The first charged for event – The Writing Game -starts at eleven o’clock in Omnibus and your blogger will be formally opening the Festival when she introduces Philip Gwyn-Jones and Emma Darwin to talk about not just writing, but how to get your writing into print. I am looking forward to listening and taking part in the session. The next session – Word Force – will be introduced by Michael Glover, local poet and critic.

There’s a break for lunch, and Omnibus have imported local artisan bakers Lavender Bakery to provide lots of tasty snacks and cakes for sale, though Clapham Old Town has plenty of eateries too.  Then on to the afternoon with Crime Land, with another introduction by me.  We have been fortunate to get Mark Lawson from BBC4 and Vaseem Khan, from University College London, who, unfortunately, will be on crutches with a cricket-induced injury.  But he’s still game for discussing crime fiction.

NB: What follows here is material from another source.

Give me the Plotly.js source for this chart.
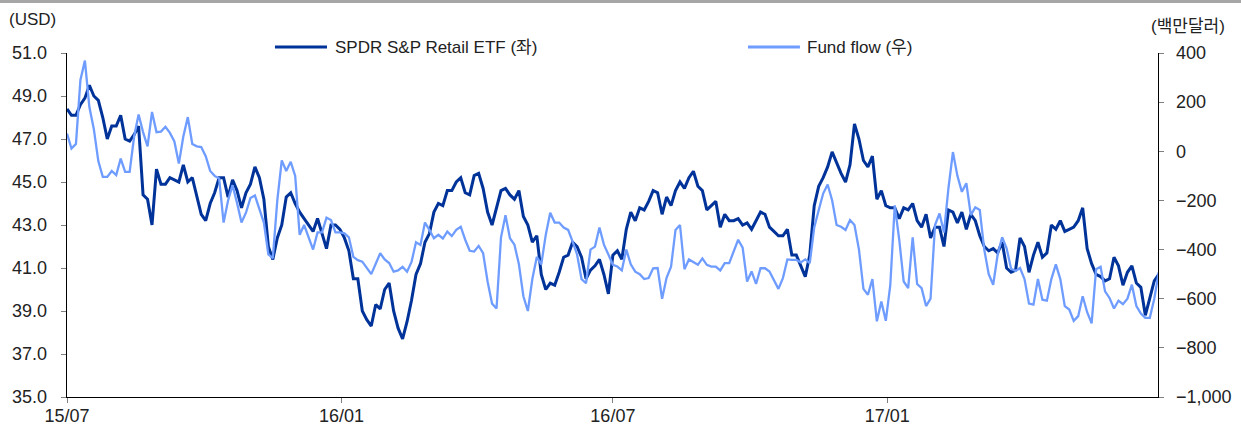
<!DOCTYPE html>
<html>
<head>
<meta charset="utf-8">
<script src="https://cdn.plot.ly/plotly-3.0.1.min.js"></script>
<style>
  body { margin: 0; background: #fff; }
  #topline { width: 1241px; height: 3px; background: #a6a6a6; }
  #chart { width: 1241px; height: 422px; }
</style>
</head>
<body>
<div id="topline"></div>
<div id="chart"></div>
<script>
// Sampled every 3 days starting 2015-07-01
const START_DATE = '2015-07-01';
const STEP_DAYS = 3;

// SPDR S&P Retail ETF price (USD, left axis)
const etfPrice = [
    48.4, 48.1, 48.1, 48.6, 48.9, 49.5, 49.0, 48.8, 48.0, 47.0,
    47.6, 47.6, 48.1, 47.0, 46.9, 47.2, 47.6, 44.4, 44.2, 43.0,
    45.6, 44.9, 44.9, 45.2, 45.1, 45.0, 45.8, 45.0, 45.2, 44.4,
    43.5, 43.2, 44.0, 44.5, 45.2, 45.2, 44.3, 45.1, 44.6, 43.8,
    44.5, 44.9, 45.7, 45.2, 44.2, 42.0, 41.4, 42.4, 43.0, 44.3,
    44.5, 44.0, 43.6, 43.3, 43.0, 42.7, 43.3, 42.6, 41.9, 43.0,
    43.0, 42.8, 42.4, 41.8, 40.5, 40.5, 39.0, 38.6, 38.3, 39.3,
    39.1, 40.0, 40.3, 39.0, 38.2, 37.7, 38.5, 39.5, 40.7, 41.2,
    42.2, 42.6, 43.6, 44.0, 43.9, 44.6, 44.6, 45.0, 45.2, 44.5,
    44.4, 45.3, 45.4, 44.7, 43.6, 43.0, 43.8, 44.6, 44.7, 44.4,
    44.2, 44.6, 43.4, 43.0, 42.2, 42.5, 40.7, 40.0, 40.3, 40.2,
    40.8, 41.5, 41.6, 42.2, 42.0, 41.5, 40.5, 40.9, 41.1, 41.4,
    40.7, 39.8, 41.6, 41.8, 41.4, 42.8, 43.6, 43.2, 43.8, 43.7,
    44.1, 44.6, 44.5, 43.5, 44.3, 43.9, 44.6, 45.0, 44.7, 45.2,
    45.5, 44.8, 44.6, 43.7, 43.9, 44.1, 42.9, 43.5, 43.2, 43.2,
    43.3, 43.0, 43.1, 42.8, 43.2, 43.6, 43.5, 42.9, 42.7, 42.5,
    42.5, 42.8, 41.6, 41.6, 41.1, 40.6, 41.6, 43.9, 44.8, 45.2,
    45.7, 46.4, 45.9, 45.4, 45.0, 45.8, 47.7, 47.0, 46.0, 45.7,
    46.2, 44.2, 44.6, 43.9, 43.8, 43.8, 43.3, 43.8, 43.7, 44.0,
    43.2, 42.9, 43.5, 42.4, 42.9, 42.9, 42.0, 43.7, 43.6, 43.1,
    43.6, 42.8, 43.5, 43.2, 42.5, 42.0, 41.8, 41.9, 41.7, 42.2,
    41.0, 40.8, 40.9, 42.4, 42.0, 40.8, 41.6, 42.2, 41.5, 41.7,
    43.0, 42.8, 43.2, 42.7, 42.8, 42.9, 43.2, 43.8, 41.9, 41.2,
    40.7, 40.6, 40.4, 40.5, 41.5, 41.1, 40.2, 40.8, 41.1, 40.3,
    40.1, 38.8, 39.6, 40.4, 40.7
];

// Fund flow (USD mn, right axis)
const fundFlow = [
    72, 11, 30, 290, 369, 180, 90, -40, -104, -104,
    -80, -97, -30, -84, -84, 60, 150, 78, 20, 160,
    78, 80, 100, 75, 40, -50, 60, 139, 30, 20,
    17, -20, -80, -100, -111, -290, -200, -138, -210, -290,
    -250, -190, -180, -233, -290, -420, -435, -200, -37, -80,
    -43, -100, -340, -300, -350, -400, -330, -330, -270, -280,
    -330, -330, -334, -350, -430, -443, -449, -476, -500, -458,
    -415, -440, -455, -490, -485, -470, -490, -450, -370, -381,
    -290, -320, -354, -340, -355, -327, -345, -320, -307, -360,
    -405, -408, -385, -415, -530, -620, -640, -350, -260, -354,
    -380, -460, -590, -650, -520, -430, -460, -340, -250, -290,
    -290, -310, -320, -368, -420, -520, -537, -400, -388, -310,
    -380, -420, -462, -469, -485, -400, -460, -490, -500, -520,
    -516, -476, -475, -600, -515, -470, -320, -300, -480, -440,
    -450, -462, -436, -462, -469, -469, -485, -455, -455, -410,
    -360, -392, -530, -489, -540, -476, -476, -489, -523, -560,
    -516, -440, -442, -442, -452, -440, -455, -310, -240, -172,
    -135, -199, -300, -307, -320, -280, -300, -400, -560, -584,
    -520, -692, -611, -690, -545, -220, -360, -530, -557, -350,
    -540, -557, -630, -600, -300, -253, -330, -150, -3, -100,
    -165, -130, -260, -228, -239, -400, -500, -543, -420, -350,
    -395, -478, -487, -475, -520, -620, -624, -520, -604, -608,
    -520, -460, -520, -630, -644, -690, -671, -590, -655, -700,
    -480, -470, -570, -597, -640, -608, -622, -600, -543, -630,
    -660, -678, -678, -600, -492
];

const xTickVals = ['2015-07-01', '2016-01-01', '2016-07-01', '2017-01-01'];
const xTickText = ['15/07', '16/01', '16/07', '17/01'];
const seriesNames = ['SPDR S&P Retail ETF (좌)', 'Fund flow (우)'];
const leftTitle = '(USD)';
const rightTitle = '(백만달러)';

const DARK = '#003399';
const LIGHT = '#6f9cff';
const TICK_FONT = { family: 'Liberation Sans Narrow, Arial Narrow, sans-serif', size: 18, color: '#222' };
const TEXT_FONT = { family: 'Liberation Sans, Arial, Noto Sans CJK KR, sans-serif', size: 17, color: '#222' };

// build the date grid
const dates = etfPrice.map((_, i) => {
    const d = new Date(START_DATE + 'T00:00:00Z');
    d.setUTCDate(d.getUTCDate() + i * STEP_DAYS);
    return d.toISOString().slice(0, 10);
});

const traces = [
    {
        x: dates, y: etfPrice, name: seriesNames[0], yaxis: 'y',
        mode: 'lines', line: { color: DARK, width: 3 }, showlegend: false
    },
    {
        x: dates, y: fundFlow, name: seriesNames[1], yaxis: 'y2',
        mode: 'lines', line: { color: LIGHT, width: 2.3 }, showlegend: false
    }
];

// plot area in px: x 67..1158, y 53..397 (page coords)
const layout = {
    width: 1241,
    height: 422,
    margin: { l: 67, r: 83, t: 50, b: 28 },
    paper_bgcolor: '#fff',
    plot_bgcolor: '#fff',
    xaxis: {
        type: 'date',
        range: ['2015-07-01', '2017-07-01 12:00'],
        tickmode: 'array',
        tickvals: xTickVals,
        ticktext: xTickText,
        ticks: 'outside', ticklen: 5, tickcolor: '#808080',
        showline: true, linecolor: '#000', linewidth: 1.3,
        showgrid: false, zeroline: false,
        tickfont: TICK_FONT,
        ticklabelstandoff: -3
    },
    yaxis: {
        range: [35, 51],
        dtick: 2, tick0: 35,
        tickformat: '.1f',
        ticks: 'outside', ticklen: 5, tickcolor: '#808080',
        showline: true, linecolor: '#000', linewidth: 1.3,
        showgrid: false, zeroline: false,
        tickfont: TICK_FONT,
        ticklabelstandoff: 10
    },
    yaxis2: {
        overlaying: 'y', side: 'right',
        range: [-1000, 400],
        dtick: 200, tick0: -1000,
        tickformat: ',d',
        ticks: 'outside', ticklen: 5, tickcolor: '#808080',
        showline: true, linecolor: '#000', linewidth: 1.3,
        showgrid: false, zeroline: false,
        tickfont: TICK_FONT,
        ticklabelstandoff: 8
    },
    shapes: [
        { type: 'line', xref: 'paper', yref: 'paper', x0: 0.1906, x1: 0.2383, y0: 1.0174, y1: 1.0174,
          line: { color: DARK, width: 3 } },
        { type: 'line', xref: 'paper', yref: 'paper', x0: 0.6242, x1: 0.6718, y0: 1.0174, y1: 1.0174,
          line: { color: LIGHT, width: 3 } }
    ],
    annotations: [
        { text: seriesNames[0], xref: 'paper', yref: 'paper', x: 0.2438, y: 1.0174,
          xanchor: 'left', yanchor: 'middle', showarrow: false, font: TEXT_FONT },
        { text: seriesNames[1], xref: 'paper', yref: 'paper', x: 0.6764, y: 1.0174,
          xanchor: 'left', yanchor: 'middle', showarrow: false, font: TEXT_FONT },
        { text: leftTitle, xref: 'paper', yref: 'paper', x: -0.0312, y: 1.096,
          xanchor: 'center', yanchor: 'middle', showarrow: false, font: TEXT_FONT },
        { text: rightTitle, xref: 'paper', yref: 'paper', x: 1.0275, y: 1.0756,
          xanchor: 'center', yanchor: 'middle', showarrow: false, font: TEXT_FONT }
    ]
};

Plotly.newPlot('chart', traces, layout, { displayModeBar: false, staticPlot: true });
</script>
</body>
</html>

Next Paula Johnson, who has done such a brilliant job pulling together this year’s Programme, will introduce our literary heavyweight, Dame Margaret Drabble. Paula is Head of Prizes & Awards at the Society of Authors, as well as being an Associate Director of the Royal Society of Literature and a Trustee of the Royal Literary Fund. Speaking with Dame Margaret about a life in writing, as well as her latest book, The Dark Flood Rises, is novelist and erstwhile Clapham resident, Natasha Cooper. Natasha returns to the Clapham Book festival after chairing a panel discussion last year.

How to follow that?  Well, with some non-fiction, two biographers, Claire Mulley and Henry Hemming, and an historian, Simon Berthon, discuss the defence of the realm, WWII and some remarkable men and women. John Taylor, military historian, local author and co-founder of the Festival is introducing that one. Then it’s on to the evening session and Deborah Moggach OBE, introduced by celebrated local novelist Elizabeth Buchan, also a co-founder.

But it won’t be over, even then, for we have a Meet & Greet session in The Greene Room, close to where Graham Greene lived and wrote The End of the Affair and The Ministry of Fear. There’ll be a bar and food available and music from Jago Poynter and Rick Holland. Lots of Clapham Writers will be there, contributors to Festivals past and present and we’ll be presenting Esther Pina with her prize of £50’s worth of Festival books.

Then folk will drift away, to eat or talk elsewhere.  Unsold books will be boxed up, ready to return them to Clapham Books and the lights will be dimmed. It will be over for another year.

But… there’s a full day yet to go!  Wish us luck.